▶ _YOUR TASK_
Return the lines that follow, exactly as they appear, from the first through the one containing "12, 13, 14];"; no pictures are to be included.

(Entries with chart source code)
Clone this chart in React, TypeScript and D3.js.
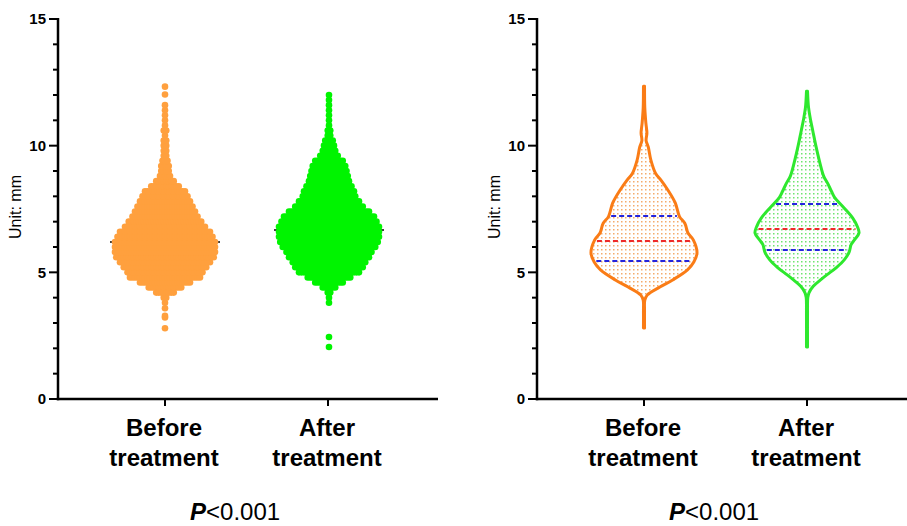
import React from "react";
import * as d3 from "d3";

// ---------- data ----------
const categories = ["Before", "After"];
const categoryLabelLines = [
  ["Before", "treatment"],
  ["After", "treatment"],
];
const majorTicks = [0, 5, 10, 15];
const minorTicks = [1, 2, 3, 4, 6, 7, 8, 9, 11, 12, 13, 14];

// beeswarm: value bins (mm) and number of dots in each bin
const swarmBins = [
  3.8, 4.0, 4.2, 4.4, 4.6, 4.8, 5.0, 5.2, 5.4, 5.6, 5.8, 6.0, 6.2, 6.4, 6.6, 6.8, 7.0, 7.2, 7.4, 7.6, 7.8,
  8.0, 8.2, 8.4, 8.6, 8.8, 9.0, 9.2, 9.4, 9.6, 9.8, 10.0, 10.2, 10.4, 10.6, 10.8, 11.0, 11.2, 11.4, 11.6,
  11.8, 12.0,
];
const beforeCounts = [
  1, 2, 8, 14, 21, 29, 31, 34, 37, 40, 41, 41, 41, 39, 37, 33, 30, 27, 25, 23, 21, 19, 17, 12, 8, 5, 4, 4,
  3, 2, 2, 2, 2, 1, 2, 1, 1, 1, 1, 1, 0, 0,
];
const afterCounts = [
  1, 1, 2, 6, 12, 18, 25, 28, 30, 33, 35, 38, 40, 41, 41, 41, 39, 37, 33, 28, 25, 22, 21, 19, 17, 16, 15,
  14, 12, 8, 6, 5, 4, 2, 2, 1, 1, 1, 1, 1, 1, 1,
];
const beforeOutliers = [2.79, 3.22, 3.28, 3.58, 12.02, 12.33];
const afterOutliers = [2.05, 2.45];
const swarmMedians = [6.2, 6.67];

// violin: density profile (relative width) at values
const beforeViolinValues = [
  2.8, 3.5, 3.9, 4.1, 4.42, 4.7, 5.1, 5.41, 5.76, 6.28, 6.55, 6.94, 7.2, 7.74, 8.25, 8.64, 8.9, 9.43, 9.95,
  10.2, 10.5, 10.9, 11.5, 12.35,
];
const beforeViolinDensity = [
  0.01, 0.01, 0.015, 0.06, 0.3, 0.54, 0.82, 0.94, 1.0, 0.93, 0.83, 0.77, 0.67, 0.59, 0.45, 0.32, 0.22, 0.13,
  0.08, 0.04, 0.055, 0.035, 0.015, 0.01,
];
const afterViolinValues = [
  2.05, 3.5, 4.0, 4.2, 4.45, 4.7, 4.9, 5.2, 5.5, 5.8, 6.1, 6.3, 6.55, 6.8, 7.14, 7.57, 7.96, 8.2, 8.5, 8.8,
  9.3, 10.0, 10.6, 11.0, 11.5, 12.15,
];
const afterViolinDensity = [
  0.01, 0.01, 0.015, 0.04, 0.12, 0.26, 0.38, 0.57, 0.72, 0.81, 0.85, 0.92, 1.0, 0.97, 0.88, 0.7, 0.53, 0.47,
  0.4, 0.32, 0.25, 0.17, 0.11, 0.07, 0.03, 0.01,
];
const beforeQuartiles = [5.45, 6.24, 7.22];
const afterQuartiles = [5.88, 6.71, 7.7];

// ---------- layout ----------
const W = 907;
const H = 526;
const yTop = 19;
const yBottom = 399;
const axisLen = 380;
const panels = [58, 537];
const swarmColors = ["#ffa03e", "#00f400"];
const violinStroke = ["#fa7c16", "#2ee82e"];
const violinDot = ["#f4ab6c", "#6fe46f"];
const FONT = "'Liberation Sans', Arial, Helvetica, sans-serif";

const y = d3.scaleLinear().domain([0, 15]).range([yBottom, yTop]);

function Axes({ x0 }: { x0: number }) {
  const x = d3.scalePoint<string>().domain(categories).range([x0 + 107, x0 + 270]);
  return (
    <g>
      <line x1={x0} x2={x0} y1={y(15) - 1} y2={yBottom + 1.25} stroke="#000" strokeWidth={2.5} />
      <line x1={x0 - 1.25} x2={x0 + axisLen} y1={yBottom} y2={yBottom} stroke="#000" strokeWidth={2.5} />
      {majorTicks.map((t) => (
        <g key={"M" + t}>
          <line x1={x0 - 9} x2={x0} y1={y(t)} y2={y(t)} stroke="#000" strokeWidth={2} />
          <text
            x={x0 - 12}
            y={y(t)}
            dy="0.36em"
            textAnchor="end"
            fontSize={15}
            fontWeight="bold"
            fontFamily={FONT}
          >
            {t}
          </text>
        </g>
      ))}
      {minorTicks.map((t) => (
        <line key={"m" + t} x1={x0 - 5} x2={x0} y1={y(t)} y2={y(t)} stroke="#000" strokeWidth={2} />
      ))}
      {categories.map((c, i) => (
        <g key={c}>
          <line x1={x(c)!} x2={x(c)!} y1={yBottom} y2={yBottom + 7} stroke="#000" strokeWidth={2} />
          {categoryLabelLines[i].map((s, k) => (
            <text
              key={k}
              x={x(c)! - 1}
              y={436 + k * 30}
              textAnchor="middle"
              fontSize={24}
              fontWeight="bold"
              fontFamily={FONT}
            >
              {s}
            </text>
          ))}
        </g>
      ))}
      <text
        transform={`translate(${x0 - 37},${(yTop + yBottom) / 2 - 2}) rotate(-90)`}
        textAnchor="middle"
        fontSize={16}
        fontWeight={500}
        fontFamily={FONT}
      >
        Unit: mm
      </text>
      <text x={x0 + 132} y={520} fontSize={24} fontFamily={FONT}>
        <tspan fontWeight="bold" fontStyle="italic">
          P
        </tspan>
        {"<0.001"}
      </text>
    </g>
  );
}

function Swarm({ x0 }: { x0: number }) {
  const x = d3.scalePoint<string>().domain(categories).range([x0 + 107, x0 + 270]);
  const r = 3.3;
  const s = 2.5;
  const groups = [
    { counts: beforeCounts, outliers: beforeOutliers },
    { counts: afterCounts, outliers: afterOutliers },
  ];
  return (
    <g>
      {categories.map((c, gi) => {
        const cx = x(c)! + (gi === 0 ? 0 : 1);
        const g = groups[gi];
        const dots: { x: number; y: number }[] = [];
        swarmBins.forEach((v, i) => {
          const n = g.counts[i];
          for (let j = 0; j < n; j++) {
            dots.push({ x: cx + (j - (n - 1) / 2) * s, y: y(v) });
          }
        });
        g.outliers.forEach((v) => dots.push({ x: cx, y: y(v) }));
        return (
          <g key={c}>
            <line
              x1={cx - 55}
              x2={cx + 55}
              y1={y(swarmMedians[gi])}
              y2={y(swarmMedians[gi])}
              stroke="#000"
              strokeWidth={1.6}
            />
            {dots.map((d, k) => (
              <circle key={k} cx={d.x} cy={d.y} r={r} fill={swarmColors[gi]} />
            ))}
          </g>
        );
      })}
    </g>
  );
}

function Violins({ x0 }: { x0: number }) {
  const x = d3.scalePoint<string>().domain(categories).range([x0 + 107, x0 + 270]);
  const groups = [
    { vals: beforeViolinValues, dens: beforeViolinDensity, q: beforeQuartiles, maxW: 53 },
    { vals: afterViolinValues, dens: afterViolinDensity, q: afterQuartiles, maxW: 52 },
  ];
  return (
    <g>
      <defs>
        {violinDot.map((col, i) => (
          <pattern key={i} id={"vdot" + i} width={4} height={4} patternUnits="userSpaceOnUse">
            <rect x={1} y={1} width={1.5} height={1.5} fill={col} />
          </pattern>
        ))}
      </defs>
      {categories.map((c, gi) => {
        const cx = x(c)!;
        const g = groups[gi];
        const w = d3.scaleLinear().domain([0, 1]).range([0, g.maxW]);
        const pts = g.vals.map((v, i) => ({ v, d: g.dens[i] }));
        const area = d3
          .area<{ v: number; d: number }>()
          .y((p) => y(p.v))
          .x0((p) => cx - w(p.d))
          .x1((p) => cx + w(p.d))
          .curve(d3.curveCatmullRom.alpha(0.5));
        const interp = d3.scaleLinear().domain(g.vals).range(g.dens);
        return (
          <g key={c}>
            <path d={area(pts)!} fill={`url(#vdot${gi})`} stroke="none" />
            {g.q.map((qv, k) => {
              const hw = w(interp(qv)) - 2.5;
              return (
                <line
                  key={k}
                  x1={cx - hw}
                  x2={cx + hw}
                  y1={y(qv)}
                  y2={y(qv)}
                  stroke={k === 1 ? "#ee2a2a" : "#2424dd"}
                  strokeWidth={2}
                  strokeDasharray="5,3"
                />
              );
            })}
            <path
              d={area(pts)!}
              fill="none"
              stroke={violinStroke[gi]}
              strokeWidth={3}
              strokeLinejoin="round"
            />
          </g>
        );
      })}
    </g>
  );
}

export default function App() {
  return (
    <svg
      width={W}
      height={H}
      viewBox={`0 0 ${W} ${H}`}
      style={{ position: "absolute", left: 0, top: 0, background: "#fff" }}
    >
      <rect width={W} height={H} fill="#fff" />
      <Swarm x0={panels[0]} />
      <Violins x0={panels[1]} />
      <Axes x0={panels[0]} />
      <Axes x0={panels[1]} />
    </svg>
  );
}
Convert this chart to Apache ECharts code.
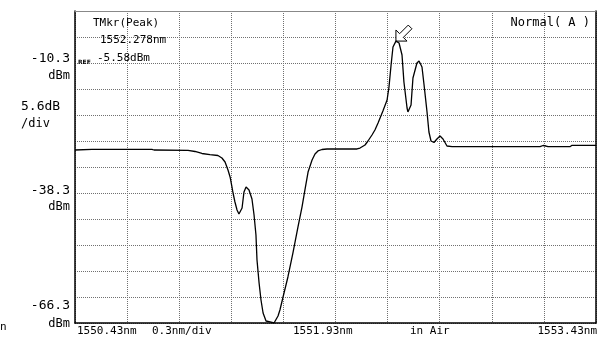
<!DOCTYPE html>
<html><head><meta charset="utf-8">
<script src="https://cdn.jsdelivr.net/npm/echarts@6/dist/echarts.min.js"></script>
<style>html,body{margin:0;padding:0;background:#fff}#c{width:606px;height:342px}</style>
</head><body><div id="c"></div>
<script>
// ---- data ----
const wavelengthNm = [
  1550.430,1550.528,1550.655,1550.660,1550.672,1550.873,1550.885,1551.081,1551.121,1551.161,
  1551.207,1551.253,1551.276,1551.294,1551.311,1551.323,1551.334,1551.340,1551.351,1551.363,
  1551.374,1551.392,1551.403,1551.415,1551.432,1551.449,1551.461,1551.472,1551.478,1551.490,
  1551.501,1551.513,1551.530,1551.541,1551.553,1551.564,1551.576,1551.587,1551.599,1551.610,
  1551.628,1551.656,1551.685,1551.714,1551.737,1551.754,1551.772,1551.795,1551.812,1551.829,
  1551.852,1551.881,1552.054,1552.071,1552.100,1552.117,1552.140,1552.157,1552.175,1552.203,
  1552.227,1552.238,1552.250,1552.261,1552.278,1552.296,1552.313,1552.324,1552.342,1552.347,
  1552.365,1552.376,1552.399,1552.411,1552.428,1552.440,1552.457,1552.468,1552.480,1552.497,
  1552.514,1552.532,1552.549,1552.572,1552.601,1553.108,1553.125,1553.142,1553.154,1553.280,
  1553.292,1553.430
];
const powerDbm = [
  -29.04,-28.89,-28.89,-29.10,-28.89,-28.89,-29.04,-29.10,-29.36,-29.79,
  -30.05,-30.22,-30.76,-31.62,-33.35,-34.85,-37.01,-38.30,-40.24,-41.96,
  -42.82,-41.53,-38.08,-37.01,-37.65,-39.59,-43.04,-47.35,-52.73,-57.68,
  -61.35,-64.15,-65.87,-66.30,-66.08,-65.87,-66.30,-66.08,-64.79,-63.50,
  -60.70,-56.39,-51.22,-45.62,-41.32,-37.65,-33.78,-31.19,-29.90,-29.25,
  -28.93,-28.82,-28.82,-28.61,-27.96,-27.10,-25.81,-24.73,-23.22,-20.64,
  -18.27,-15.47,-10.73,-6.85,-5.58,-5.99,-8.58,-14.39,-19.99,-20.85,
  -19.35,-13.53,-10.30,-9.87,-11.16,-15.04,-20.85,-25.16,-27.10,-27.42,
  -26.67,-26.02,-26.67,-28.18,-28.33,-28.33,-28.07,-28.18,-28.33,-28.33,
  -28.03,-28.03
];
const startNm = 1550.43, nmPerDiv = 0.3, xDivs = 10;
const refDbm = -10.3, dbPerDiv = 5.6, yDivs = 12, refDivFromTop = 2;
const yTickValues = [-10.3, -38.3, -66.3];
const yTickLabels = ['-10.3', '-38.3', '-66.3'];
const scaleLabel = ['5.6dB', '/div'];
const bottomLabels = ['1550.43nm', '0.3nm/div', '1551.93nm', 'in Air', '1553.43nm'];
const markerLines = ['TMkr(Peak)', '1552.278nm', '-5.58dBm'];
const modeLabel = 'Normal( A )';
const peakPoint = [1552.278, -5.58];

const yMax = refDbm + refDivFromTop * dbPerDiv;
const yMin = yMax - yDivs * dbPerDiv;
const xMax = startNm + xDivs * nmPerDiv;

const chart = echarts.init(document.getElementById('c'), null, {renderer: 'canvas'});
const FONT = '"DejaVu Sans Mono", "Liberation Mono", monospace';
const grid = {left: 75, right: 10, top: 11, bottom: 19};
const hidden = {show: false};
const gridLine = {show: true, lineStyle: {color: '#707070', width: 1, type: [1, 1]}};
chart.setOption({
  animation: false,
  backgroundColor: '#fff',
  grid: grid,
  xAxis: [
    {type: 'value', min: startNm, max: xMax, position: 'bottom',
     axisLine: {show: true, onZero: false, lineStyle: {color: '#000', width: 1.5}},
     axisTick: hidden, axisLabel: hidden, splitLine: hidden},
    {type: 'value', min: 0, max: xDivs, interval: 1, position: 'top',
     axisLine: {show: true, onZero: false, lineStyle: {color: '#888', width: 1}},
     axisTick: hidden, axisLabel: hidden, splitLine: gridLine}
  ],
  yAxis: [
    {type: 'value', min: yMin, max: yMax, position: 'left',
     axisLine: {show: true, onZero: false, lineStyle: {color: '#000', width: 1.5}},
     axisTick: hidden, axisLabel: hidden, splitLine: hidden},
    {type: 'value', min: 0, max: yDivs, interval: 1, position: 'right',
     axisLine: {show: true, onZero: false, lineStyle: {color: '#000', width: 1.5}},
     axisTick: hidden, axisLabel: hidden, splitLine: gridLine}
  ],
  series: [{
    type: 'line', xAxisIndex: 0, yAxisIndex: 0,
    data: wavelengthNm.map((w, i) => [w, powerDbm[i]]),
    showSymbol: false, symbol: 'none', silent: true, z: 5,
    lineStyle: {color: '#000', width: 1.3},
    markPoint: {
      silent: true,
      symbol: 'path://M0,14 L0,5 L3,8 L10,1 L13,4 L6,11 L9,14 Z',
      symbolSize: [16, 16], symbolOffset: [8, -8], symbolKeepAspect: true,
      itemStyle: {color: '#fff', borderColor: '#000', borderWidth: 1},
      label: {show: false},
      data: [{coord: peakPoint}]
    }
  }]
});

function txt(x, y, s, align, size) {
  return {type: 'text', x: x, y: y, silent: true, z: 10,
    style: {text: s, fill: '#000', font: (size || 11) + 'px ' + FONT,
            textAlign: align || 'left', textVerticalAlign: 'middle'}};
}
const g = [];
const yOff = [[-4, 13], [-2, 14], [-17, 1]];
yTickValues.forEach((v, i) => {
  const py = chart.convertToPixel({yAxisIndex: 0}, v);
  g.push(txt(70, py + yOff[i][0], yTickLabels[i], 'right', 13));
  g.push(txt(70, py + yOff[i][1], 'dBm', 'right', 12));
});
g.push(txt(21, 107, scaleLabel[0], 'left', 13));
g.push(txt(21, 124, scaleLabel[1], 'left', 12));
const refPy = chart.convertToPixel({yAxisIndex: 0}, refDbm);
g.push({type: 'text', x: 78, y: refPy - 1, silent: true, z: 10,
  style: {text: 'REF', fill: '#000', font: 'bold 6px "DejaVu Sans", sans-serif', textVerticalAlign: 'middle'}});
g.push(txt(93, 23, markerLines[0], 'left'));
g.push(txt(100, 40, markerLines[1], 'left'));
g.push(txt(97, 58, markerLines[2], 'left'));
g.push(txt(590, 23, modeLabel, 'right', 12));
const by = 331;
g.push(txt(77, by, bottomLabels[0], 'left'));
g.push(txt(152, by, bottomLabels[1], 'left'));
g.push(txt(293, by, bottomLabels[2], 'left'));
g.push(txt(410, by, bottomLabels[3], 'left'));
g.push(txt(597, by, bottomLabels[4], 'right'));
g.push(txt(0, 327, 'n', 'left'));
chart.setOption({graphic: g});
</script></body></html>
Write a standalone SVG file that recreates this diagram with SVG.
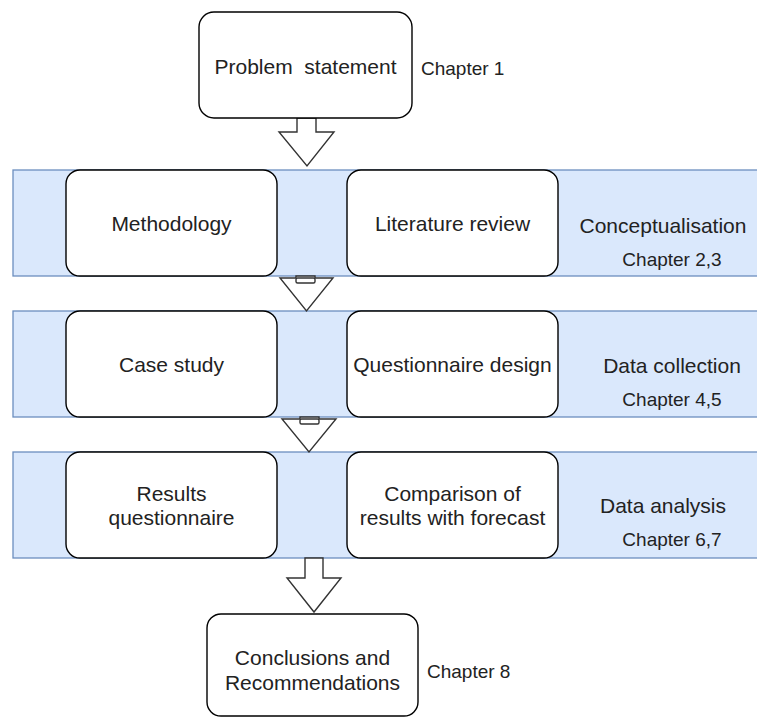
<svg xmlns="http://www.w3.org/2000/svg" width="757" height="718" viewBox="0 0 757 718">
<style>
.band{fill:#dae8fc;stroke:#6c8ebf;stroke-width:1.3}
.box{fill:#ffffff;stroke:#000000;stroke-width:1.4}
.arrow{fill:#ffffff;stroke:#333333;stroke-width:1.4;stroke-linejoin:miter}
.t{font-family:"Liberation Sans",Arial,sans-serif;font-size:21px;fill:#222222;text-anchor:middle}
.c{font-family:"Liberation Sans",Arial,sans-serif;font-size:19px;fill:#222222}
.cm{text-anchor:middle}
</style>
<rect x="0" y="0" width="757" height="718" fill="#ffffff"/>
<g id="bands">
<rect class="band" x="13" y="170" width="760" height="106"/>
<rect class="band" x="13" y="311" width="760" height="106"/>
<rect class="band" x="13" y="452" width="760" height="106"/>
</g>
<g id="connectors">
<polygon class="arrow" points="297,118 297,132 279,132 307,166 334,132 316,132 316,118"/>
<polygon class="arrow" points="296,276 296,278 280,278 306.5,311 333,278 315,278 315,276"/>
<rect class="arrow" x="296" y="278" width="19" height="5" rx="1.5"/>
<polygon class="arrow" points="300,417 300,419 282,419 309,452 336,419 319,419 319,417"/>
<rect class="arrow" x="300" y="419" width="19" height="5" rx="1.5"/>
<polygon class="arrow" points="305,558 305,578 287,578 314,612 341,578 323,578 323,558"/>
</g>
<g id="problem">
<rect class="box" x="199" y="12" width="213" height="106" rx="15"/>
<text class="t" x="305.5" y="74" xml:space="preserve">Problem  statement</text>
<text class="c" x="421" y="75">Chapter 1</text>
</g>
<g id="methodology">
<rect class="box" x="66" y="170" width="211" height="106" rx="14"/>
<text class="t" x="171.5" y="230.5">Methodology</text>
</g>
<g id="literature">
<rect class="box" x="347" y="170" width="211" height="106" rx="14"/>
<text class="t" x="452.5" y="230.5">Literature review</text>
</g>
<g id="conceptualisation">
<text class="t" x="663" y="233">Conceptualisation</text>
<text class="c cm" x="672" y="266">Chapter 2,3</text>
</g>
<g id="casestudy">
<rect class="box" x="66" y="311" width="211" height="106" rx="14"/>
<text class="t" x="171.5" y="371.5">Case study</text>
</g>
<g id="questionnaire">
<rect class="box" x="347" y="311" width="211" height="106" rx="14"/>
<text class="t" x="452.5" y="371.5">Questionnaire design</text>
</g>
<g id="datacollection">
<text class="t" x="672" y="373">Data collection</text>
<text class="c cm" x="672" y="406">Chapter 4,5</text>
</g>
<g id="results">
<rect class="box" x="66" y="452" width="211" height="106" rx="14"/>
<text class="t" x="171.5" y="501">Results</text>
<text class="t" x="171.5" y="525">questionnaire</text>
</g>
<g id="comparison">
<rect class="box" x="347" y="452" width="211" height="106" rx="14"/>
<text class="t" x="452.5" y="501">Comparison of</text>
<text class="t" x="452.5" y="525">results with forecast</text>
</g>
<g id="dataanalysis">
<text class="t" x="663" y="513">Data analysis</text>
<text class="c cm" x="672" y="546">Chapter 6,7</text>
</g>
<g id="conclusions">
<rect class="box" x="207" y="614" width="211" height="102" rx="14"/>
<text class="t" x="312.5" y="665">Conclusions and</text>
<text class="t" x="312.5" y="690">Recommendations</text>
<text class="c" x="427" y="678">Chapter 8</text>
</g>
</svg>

▶ _FULL ANSWER_
Clone this chart in React, TypeScript and D3.js.
import React from "react";
import * as d3 from "d3";

// ---------- data ----------
const categories = ["Before", "After"];
const categoryLabelLines = [
  ["Before", "treatment"],
  ["After", "treatment"],
];
const majorTicks = [0, 5, 10, 15];
const minorTicks = [1, 2, 3, 4, 6, 7, 8, 9, 11, 12, 13, 14];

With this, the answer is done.